I concur in the views expressed in your letter that the Navy and the Army, including the present Air Force, are authorized “pursuant to the Act of 19 May 1926 (44 Stat. 565) as amended (10 U. S. C. 540), during the continued existence of the present war or declared national emergency, to furnish officers and enlisted men of the various services to advise and assist the Republic of China by means of a Joint Military Advisory Group to China.”

I also concur in your opinion that the establishment of such a group is desirable and may be effected without the conclusion of further negotiations with the Chinese Government.

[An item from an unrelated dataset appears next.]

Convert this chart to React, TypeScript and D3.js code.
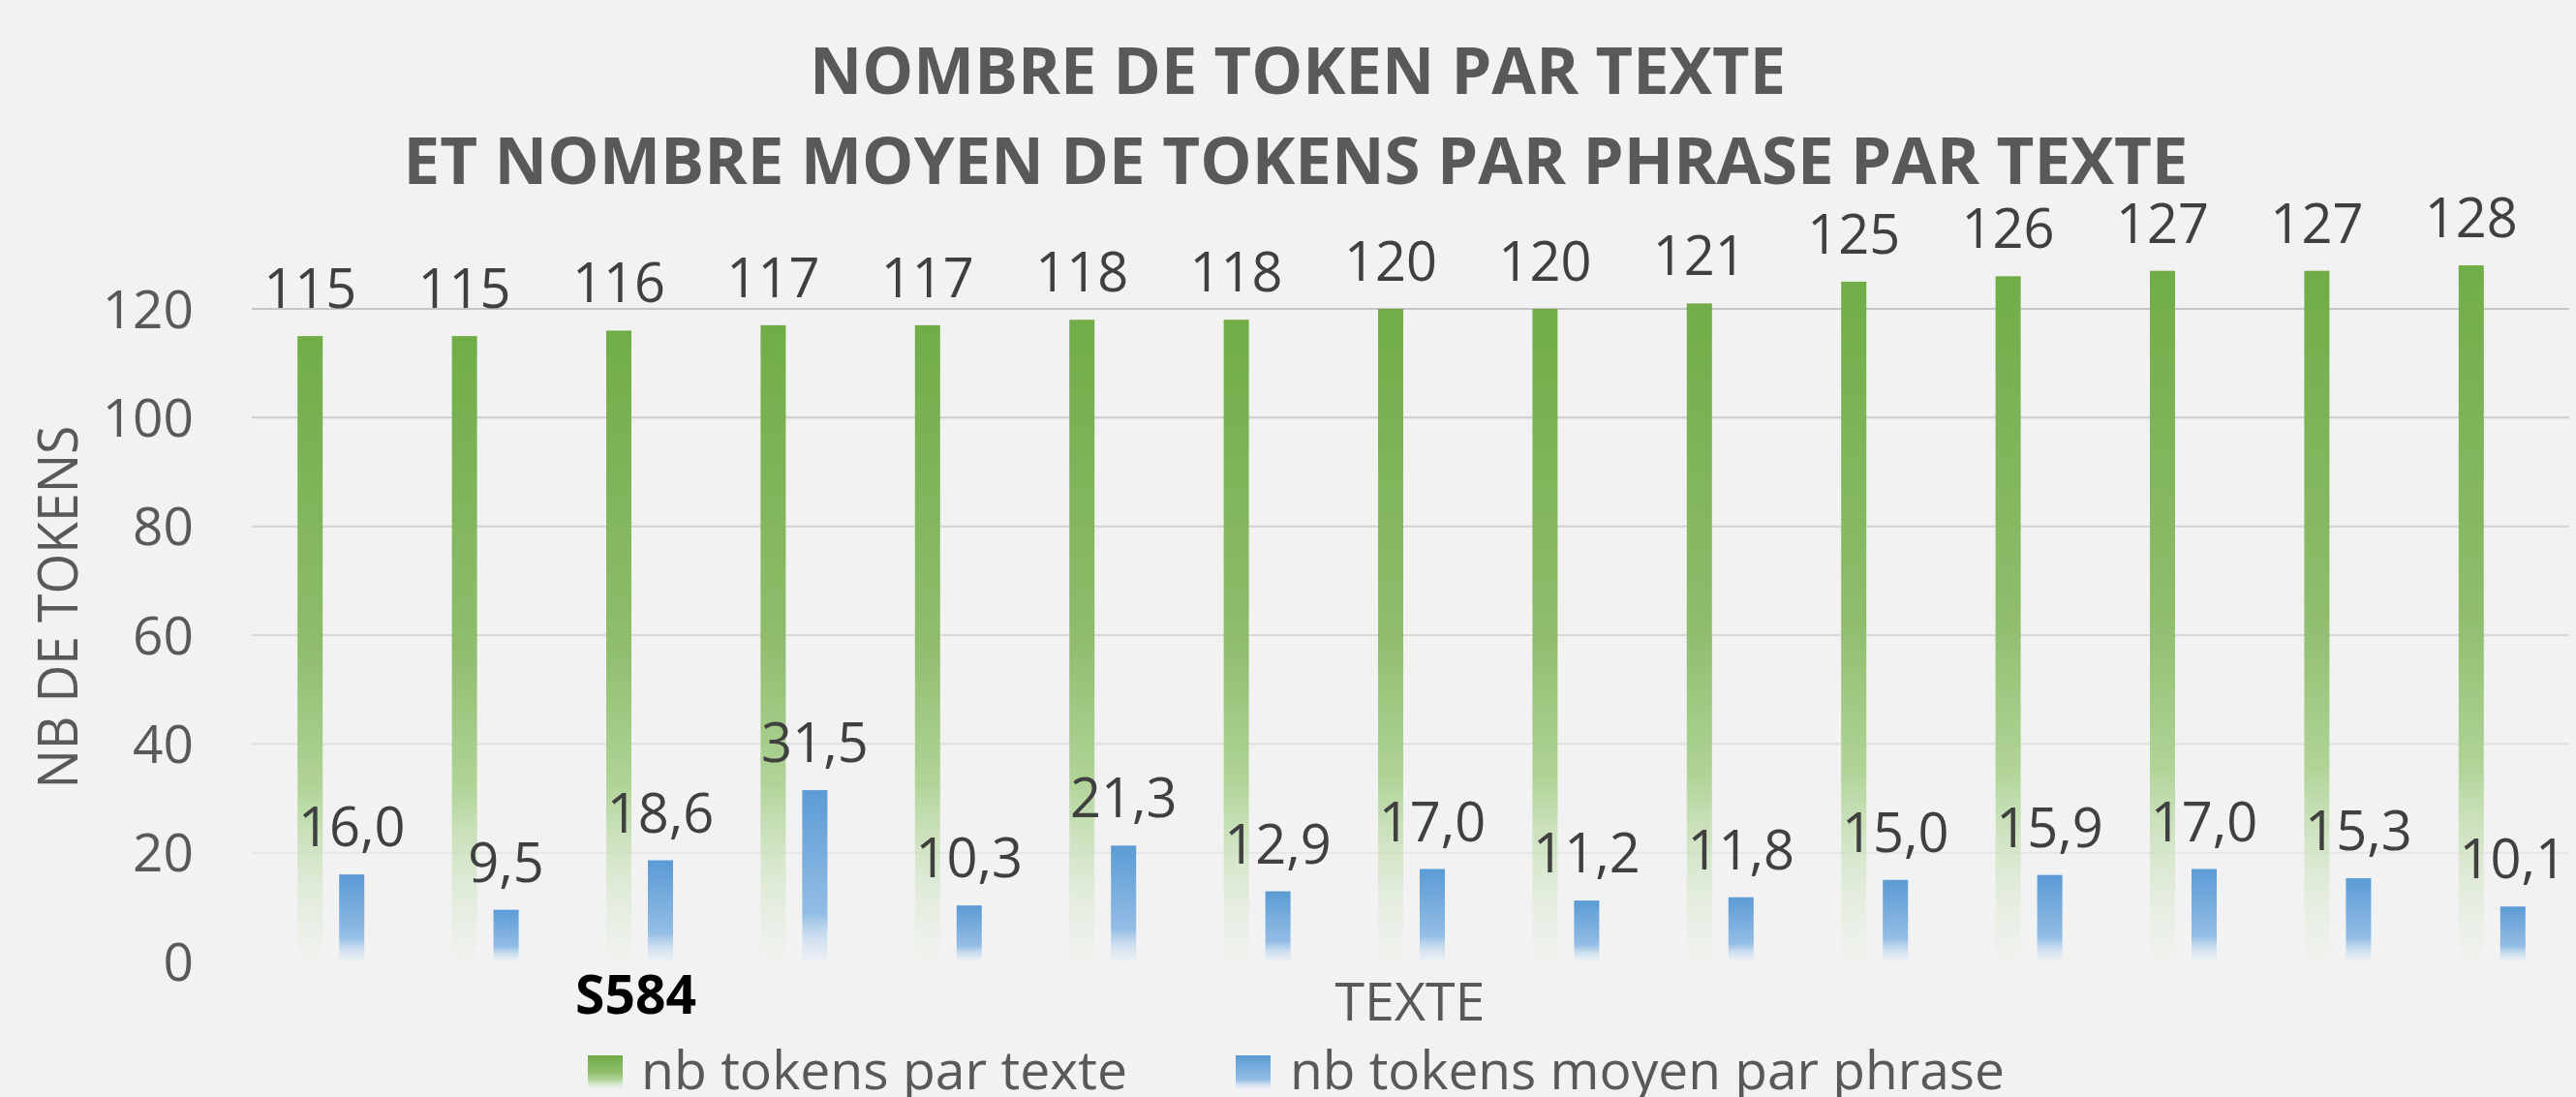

It is understood that the appropriate Chinese authorities will be informed of the proposed reorganization prior to the time it is undertaken.

The draft directive forwarded with your letter meets with my approval.

Faithfully yours,

G. C. Marshall

[Subsequently, the Joint Chiefs of Staff authorized establishment of a Joint U. S. Military Advisory Group to the Republic of China (JUSMAGChina). On October 28 Generalissimo Chiang Kai-shek was informed that JUSMAGChina had been established, with Major General David D. Barr as Director and Chief of the Army Advisory Division, Rear Adm. Francis P. Old as Deputy Director and Chief of the Naval Advisory Division, Brig. Gen. Charles E. Thomas as Deputy Director and Chief of the Air Force Advisory Division, and Col. John C. Daly as Chief of the Combined Services Division.

After the Chinese Communist victories in Manchuria in October–November, the Joint Chiefs of Staff instructed General Barr on [Page 270] November 26 that the Joint United States Military Advisory Group would be withdrawn and its activities suspended if (1) Nanking was threatened directly by military attack, (2) if the National Government moved from Nanking, or (3) if the National Government fell. Withdrawal began in December and was completed March 1, 1949.]